Chain D.L.K.: Electronic music is something that could be labelled as contemporary or modern, but do you feel there’s something atavistic into it?

Tom Hall: Most definitely, it’s still linked to music as a whole which dates back centuries, but if you break it down further Electronic Music is very much mathematical. I mean so much of it is being composed on systems that have sequencers, timelines, bars.beats.units, grids, etc although I don’t compose much on any of these, I still utilize mathematics and number sequences that are very old such as Pascal, Fibonacci/Phi, and various calculus methods.

So much of the mathematics linked to electronic music, perhaps not the producer themselves, but the developers of the software they use, go back to the 1500s and beyond.

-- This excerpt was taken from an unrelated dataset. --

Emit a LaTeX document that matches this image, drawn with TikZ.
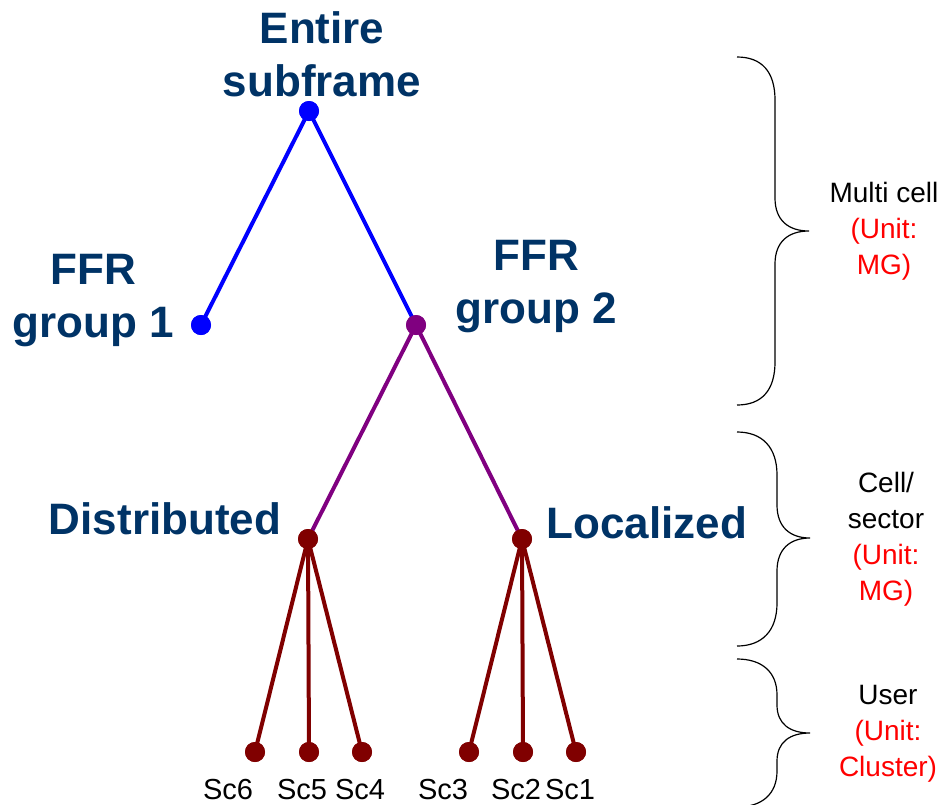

Chain D.L.K.: I like the way by which you saturate sonic spheres by “vaporizing” sounds in tracks like Flow or Ebb… would you describe a track like a sequence of transitional states of matter?

Tom Hall: I’m quite fond of taking sounds and breaking them down, obviously distortion is probably the most obvious choice but actually distortion in some cases adds more to the sound rather than taking away. Another favorite technique is deliberately causing DC and Phase offsets and then running them through things like envelope followers, compressors, and limiters. My interest in this kind of harsher tones definitely stems from my teenage years of listening to metal but as I discovered experimental music I also admired how artists such as Lawrence, Ben Frost, and Tim Hecker used distortion and volume in a more ambient way.

It’s definitely transformative and fuels my love of decay, iteration, memory, and time.

Chain D.L.K.: Besides author of course, what’s the common element of all your releases?

Tom Hall: It would probably be a couple of things, distortion and granular synthesis, and on the software side would be MaxMSP, which is the singular tool that has been used on all my releases in some way or another, other software and hardware comes and goes.

Chain D.L.K.: Any work in progress?

Tom Hall: Yes, actually right now I’m releasing an album of material that was meant to come out as a pre-cursor to Spectra. However, it was delayed both by myself and the label, and consequently, it was too close to when Spectra was released so it was shelved. It then got lost on a failed HDD and recently I was able to retrieve it.

It will be out Friday Max 1st, it a new release of old material.

I’m also working on a new release of new material that should be out this year.